Therefore we can use ImageMagick
to create a gif. The approach is to get the parameter matrix by
getParameterMatrix(), then select for the spline base-learner corresponding to
Fare and create the gif:
param.mat = cboost$getParameterMatrix()
idx.fare = cboost$getSelectedBaselearner() == "Fare: spline with degree 3"
sum(idx.fare)
Now we create a new directory to store the single frames and create the gif
using ImageMagick:
idx.fare = which(idx.fare)
# Get index of parameter corresponding to fare spline learner:
param.idx = grepl(pattern = "Fare", x = param.mat$parameter.names)
# Create new directory for the frames
dir.create("frames")
for (i in seq_along(idx.fare)){
# Get parameter of i-th iteration
params.fare = param.mat$parameter.matrix[idx.fare[i], param.idx]

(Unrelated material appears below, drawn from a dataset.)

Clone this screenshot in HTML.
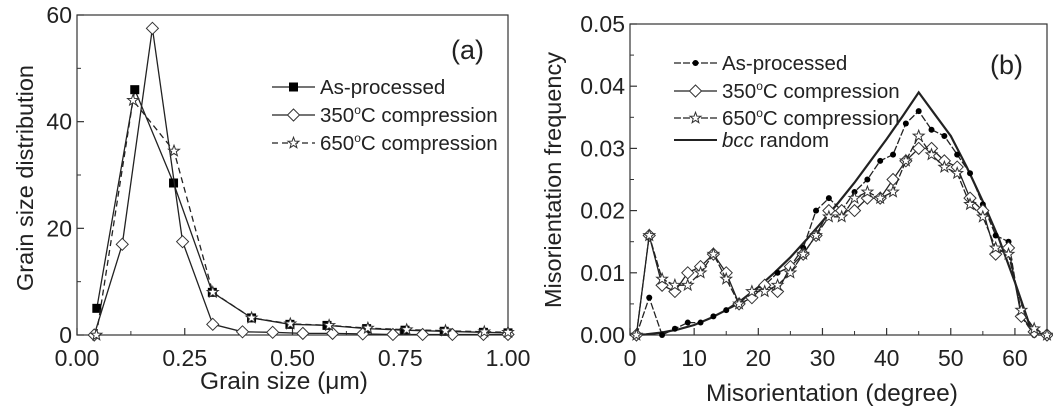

# Compute response for every iteration
x.response = x.basis %*% params.fare
plot.data = data.frame(x = x.fare, y = as.numeric(x.response))
# Create plot:
ggplot(data = plot.data, aes(x = x, y = y)) +
geom_line(size = 2) +
xlab("Ticket Costs (Fare)") +
ylab("Additive Contribution") +
ylim(-1, 4) +
labs(title="Effect of Age on Survival",
subtitle="The higher the additive contribution the higher the chance of survial")
# Save ggplot:
ggsave(paste0("frames/frame", stringr::str_pad(i, 4, pad = "0"), ".png"),
width = 9, height = 6, dpi = 50)
}
# Convert the frames to gif:
system("magick -delay 1 frames/*.png frames/fare_spline.gif")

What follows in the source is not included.